Colophon de L'Asparagus par Francis Ponge et Jean Fautrier Lausanne, Françoise Mermod, 1963 (BM Lyon, Rés. B008721)

Outre qu'il se devait de réaliser un volume avec Ponge, le plus gémellairement proche de lui parmi ses amis poètes, Fautrier ne pouvait s'absenter du livre trop longtemps ; L'Asparagus est le témoignage de sa dernière période comme la recherche pathétique et extrême pour L'Enfer a été celui de sa première époque. Ainsi, d'un bout à l'autre de son parcours, Fautrier aura été hanté par le livre, ce qui suffit à expliquer les perpétuelles surprises qu'en matière de livre de dialogue il a proposées. À l'égal, Ponge est un homme que le livre ravit et qui a pris sur lui de donner beaucoup de soi au livre de dialogue ; ce n'est en effet pas pour rien qu'il a tant et si bien écrit sur les peintres (L'Atelier contemporain nous en persuade assez), aussi a-t-il grande joie à s'affronter à l'autre, le proche, le voisin si amical.

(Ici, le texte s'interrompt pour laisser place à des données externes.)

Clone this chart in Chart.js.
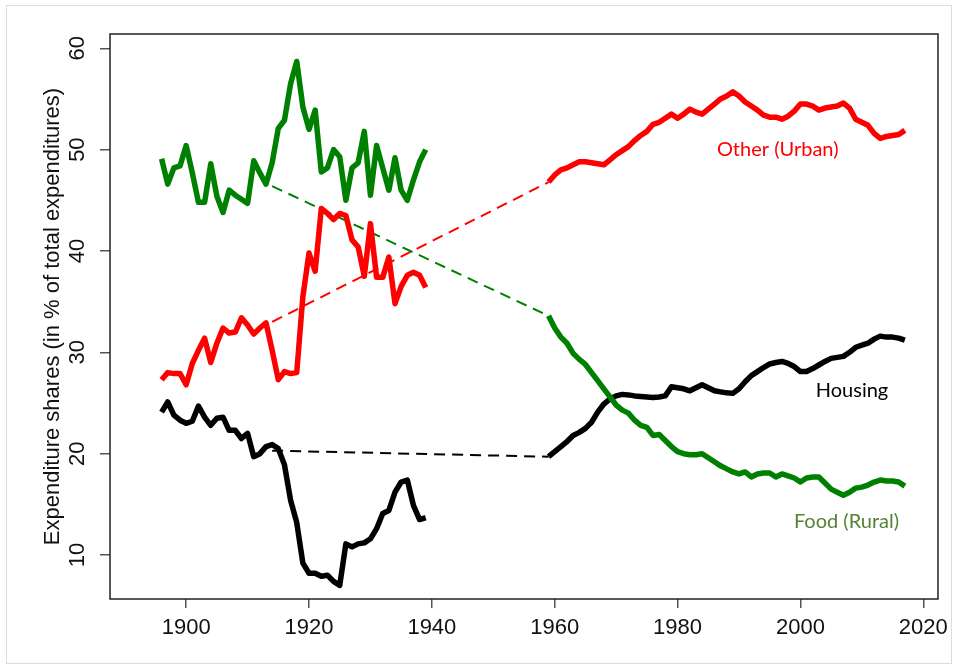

Avec Braque il a porté au jour, sollicitant toutes ses ressources, les Cinq sapates, avec Kermadec il a tendu Le Verre d'eau, avec Hérold il a agrippé Le Soleil placé en abîme, avec Fautrier, ce fut donc l'Asparagus. À chacun de ses tours il a été l'équilibriste heureux qui passe sur un pied du classicisme revendiqué à la novation la moins contestable. Ponge a, par la pratique, goûté la volupté des artisanats et des savoirs requis. Il a inscrit dans ses entreprises communes une grande clarté de musique, le livre de dialogue lui en est fortement redevable.